### What this task involves
The listing below begins with the first line you should copy; stop after the line containing "-37.2, -32.8, -27.3];", and drop every picture.

### Material provided
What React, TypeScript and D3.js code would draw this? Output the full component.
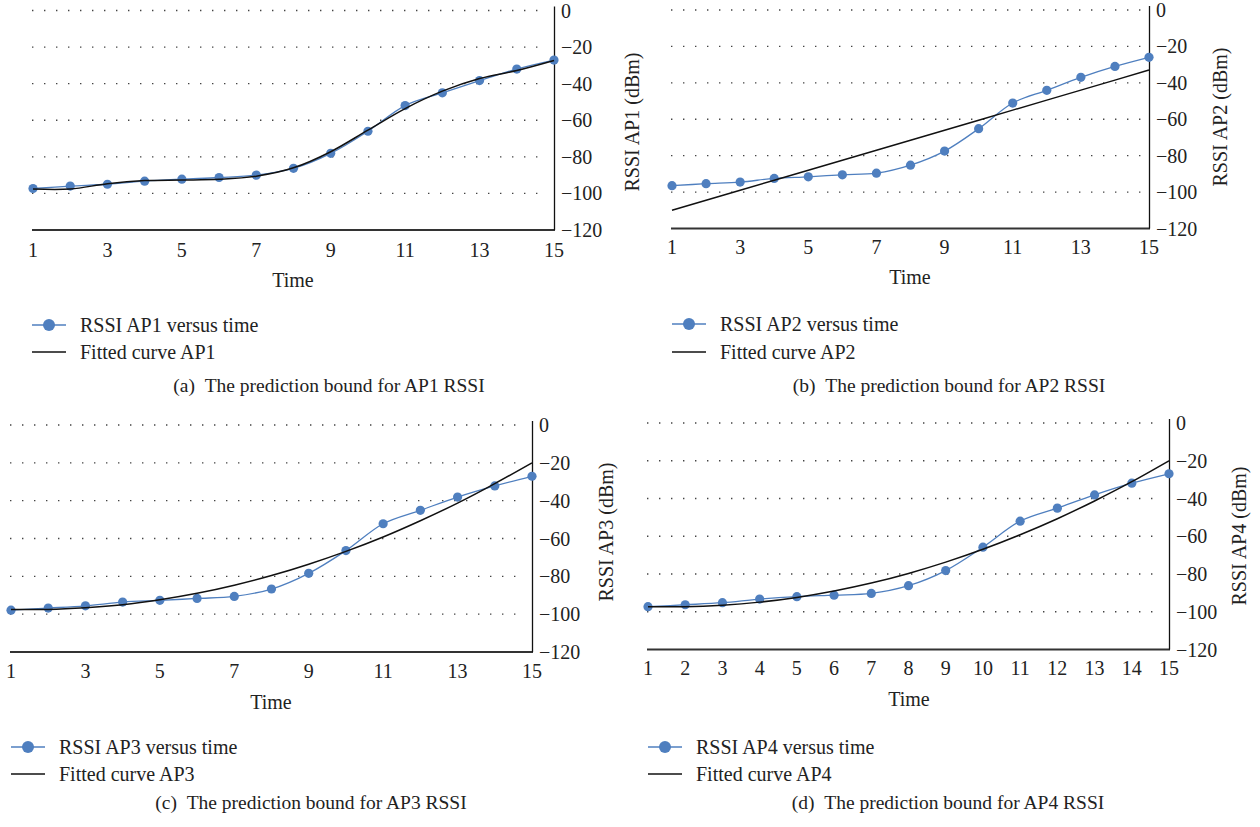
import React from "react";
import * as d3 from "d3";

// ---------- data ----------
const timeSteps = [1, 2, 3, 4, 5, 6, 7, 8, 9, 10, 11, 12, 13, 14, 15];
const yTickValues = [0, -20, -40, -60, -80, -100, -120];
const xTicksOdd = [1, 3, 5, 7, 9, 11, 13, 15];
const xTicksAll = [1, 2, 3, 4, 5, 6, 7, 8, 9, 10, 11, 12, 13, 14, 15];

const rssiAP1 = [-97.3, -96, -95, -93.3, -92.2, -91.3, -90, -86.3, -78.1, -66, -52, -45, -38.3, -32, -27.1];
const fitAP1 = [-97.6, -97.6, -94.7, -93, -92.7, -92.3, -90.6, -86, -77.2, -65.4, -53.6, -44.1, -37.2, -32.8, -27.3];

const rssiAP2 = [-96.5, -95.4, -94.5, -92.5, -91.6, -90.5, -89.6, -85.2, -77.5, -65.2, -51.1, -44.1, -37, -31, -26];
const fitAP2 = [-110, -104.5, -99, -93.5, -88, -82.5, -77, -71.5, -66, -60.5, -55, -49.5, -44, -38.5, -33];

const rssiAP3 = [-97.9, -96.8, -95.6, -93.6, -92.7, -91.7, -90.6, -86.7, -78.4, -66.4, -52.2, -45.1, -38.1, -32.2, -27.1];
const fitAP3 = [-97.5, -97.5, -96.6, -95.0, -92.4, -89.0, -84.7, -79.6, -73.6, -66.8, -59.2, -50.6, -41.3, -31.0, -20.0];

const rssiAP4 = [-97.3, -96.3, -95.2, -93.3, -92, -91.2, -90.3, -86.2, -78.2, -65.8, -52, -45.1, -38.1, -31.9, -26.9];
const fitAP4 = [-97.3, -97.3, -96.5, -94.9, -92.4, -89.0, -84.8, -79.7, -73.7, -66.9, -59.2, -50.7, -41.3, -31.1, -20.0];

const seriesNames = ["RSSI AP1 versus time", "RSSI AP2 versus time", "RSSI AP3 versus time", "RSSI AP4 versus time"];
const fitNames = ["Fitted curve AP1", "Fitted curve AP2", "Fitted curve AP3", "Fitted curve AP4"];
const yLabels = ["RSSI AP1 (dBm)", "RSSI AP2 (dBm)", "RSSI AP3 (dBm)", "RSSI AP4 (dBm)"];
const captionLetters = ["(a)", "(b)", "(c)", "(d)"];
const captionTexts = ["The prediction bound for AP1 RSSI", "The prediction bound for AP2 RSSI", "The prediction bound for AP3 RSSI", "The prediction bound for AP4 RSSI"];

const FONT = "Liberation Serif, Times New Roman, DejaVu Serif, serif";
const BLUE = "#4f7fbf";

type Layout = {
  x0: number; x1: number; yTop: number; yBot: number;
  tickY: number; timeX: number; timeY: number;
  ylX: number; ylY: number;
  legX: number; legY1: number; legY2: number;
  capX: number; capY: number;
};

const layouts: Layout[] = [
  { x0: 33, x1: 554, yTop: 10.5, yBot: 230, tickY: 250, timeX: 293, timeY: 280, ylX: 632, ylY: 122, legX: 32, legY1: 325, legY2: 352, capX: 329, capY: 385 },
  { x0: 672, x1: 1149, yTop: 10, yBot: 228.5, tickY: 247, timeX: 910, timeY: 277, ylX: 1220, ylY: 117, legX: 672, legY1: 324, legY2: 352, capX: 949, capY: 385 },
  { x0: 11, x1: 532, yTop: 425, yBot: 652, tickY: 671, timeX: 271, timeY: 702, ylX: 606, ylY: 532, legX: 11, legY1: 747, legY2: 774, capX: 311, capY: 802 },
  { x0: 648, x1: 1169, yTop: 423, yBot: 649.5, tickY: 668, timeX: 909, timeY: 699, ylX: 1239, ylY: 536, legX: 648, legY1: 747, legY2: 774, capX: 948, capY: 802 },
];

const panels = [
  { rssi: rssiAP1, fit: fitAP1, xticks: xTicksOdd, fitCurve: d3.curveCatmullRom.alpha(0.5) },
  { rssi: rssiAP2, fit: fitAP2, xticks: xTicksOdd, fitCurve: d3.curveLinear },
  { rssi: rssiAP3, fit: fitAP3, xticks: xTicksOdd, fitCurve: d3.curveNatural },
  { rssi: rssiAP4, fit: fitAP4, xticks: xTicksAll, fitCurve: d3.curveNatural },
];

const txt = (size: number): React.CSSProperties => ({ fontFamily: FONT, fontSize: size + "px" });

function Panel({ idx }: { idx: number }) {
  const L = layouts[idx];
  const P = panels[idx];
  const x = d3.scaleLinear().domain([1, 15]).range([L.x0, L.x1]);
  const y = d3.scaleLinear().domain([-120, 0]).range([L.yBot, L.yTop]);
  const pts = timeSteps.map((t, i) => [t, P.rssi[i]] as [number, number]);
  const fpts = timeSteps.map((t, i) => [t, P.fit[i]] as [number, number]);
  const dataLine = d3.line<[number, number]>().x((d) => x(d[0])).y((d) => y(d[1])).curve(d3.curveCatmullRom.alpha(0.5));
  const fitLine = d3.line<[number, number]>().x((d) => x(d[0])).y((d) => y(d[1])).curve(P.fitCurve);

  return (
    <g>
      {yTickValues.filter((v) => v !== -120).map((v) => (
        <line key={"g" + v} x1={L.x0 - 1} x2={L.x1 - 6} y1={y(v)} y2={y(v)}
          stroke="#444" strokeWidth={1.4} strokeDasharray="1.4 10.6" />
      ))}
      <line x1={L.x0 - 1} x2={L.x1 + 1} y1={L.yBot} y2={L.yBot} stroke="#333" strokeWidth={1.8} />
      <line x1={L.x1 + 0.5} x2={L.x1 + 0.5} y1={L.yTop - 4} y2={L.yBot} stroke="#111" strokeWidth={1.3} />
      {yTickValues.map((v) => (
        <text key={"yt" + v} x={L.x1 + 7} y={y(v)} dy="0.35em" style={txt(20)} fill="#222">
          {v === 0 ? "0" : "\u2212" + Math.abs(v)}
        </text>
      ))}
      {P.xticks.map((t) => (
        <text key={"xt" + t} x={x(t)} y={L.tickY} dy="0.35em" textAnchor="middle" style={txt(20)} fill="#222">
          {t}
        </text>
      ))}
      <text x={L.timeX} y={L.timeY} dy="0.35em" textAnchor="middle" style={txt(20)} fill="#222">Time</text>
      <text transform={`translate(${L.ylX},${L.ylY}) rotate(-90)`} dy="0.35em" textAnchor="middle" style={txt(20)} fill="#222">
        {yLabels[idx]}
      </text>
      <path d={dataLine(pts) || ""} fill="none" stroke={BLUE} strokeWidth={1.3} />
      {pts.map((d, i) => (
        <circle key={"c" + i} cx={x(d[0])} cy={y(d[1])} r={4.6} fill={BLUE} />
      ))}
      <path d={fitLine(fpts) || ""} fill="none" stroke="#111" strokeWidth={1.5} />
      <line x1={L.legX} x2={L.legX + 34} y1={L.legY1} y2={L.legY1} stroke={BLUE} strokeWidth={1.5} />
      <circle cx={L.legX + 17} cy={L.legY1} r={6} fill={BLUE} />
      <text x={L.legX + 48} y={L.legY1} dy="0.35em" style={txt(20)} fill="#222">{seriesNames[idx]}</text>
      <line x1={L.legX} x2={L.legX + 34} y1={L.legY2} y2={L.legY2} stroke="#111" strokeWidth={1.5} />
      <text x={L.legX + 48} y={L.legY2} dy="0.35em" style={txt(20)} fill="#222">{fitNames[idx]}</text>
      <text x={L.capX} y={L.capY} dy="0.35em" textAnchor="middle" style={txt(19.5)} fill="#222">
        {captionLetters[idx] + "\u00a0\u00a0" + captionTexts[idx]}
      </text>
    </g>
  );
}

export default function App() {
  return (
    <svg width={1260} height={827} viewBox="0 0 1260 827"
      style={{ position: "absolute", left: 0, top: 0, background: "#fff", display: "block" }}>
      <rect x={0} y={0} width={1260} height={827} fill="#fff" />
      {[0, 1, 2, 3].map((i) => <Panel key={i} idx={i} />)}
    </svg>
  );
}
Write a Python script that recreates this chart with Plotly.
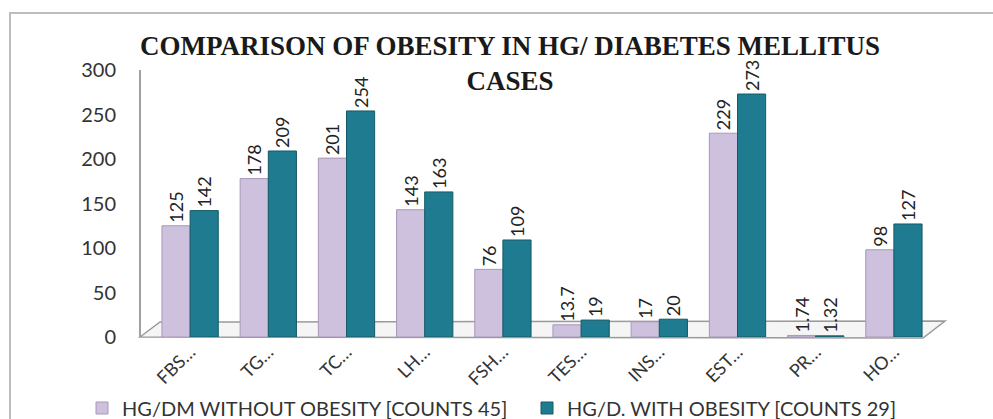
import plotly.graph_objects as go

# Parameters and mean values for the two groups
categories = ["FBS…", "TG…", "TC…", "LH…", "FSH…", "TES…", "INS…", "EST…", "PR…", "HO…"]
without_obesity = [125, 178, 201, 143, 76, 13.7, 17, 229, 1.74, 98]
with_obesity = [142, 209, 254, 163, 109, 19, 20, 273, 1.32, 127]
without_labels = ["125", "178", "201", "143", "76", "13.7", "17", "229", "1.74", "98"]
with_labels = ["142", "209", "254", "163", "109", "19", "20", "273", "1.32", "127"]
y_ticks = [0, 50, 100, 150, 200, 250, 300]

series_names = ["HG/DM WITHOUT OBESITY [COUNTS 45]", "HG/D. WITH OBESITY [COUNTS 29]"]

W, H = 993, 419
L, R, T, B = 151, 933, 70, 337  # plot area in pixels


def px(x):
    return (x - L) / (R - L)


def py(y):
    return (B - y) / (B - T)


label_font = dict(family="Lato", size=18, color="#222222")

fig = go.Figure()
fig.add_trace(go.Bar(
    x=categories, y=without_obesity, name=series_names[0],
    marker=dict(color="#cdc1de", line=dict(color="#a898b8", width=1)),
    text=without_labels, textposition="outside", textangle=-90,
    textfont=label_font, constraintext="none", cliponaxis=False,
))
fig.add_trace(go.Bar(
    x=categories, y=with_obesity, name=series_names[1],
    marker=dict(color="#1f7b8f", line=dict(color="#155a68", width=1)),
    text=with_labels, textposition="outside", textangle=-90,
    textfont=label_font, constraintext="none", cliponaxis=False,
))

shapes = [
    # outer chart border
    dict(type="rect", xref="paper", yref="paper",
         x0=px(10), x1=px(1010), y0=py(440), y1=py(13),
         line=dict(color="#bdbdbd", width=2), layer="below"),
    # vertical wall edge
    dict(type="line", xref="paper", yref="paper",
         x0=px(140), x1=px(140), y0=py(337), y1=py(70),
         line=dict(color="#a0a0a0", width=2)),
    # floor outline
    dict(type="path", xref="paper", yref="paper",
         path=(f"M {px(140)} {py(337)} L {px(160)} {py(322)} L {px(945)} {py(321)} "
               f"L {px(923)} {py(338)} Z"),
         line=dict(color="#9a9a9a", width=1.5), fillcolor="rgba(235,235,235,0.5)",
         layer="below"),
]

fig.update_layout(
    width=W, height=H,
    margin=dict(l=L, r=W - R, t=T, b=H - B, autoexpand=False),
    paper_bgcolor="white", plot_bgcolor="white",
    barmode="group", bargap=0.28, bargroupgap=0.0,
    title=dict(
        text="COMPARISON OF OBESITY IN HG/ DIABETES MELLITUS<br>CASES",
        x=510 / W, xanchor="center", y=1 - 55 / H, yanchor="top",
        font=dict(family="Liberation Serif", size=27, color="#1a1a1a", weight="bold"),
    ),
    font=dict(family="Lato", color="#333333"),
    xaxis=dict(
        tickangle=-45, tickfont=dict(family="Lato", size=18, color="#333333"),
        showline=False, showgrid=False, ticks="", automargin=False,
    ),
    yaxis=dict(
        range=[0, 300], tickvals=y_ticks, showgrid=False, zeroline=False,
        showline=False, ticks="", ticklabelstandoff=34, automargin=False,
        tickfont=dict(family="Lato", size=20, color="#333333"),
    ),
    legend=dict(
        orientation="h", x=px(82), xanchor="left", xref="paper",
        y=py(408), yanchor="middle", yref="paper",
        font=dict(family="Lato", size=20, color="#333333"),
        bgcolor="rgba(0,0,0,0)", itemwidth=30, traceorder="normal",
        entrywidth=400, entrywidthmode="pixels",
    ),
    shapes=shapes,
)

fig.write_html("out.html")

### Solution for this problem
What React, TypeScript and D3.js code would draw this? Output the full component.
import React from "react";
import * as d3 from "d3";

// ---------- data ----------
const timeSteps = [1, 2, 3, 4, 5, 6, 7, 8, 9, 10, 11, 12, 13, 14, 15];
const yTickValues = [0, -20, -40, -60, -80, -100, -120];
const xTicksOdd = [1, 3, 5, 7, 9, 11, 13, 15];
const xTicksAll = [1, 2, 3, 4, 5, 6, 7, 8, 9, 10, 11, 12, 13, 14, 15];

const rssiAP1 = [-97.3, -96, -95, -93.3, -92.2, -91.3, -90, -86.3, -78.1, -66, -52, -45, -38.3, -32, -27.1];
const fitAP1 = [-97.6, -97.6, -94.7, -93, -92.7, -92.3, -90.6, -86, -77.2, -65.4, -53.6, -44.1, -37.2, -32.8, -27.3];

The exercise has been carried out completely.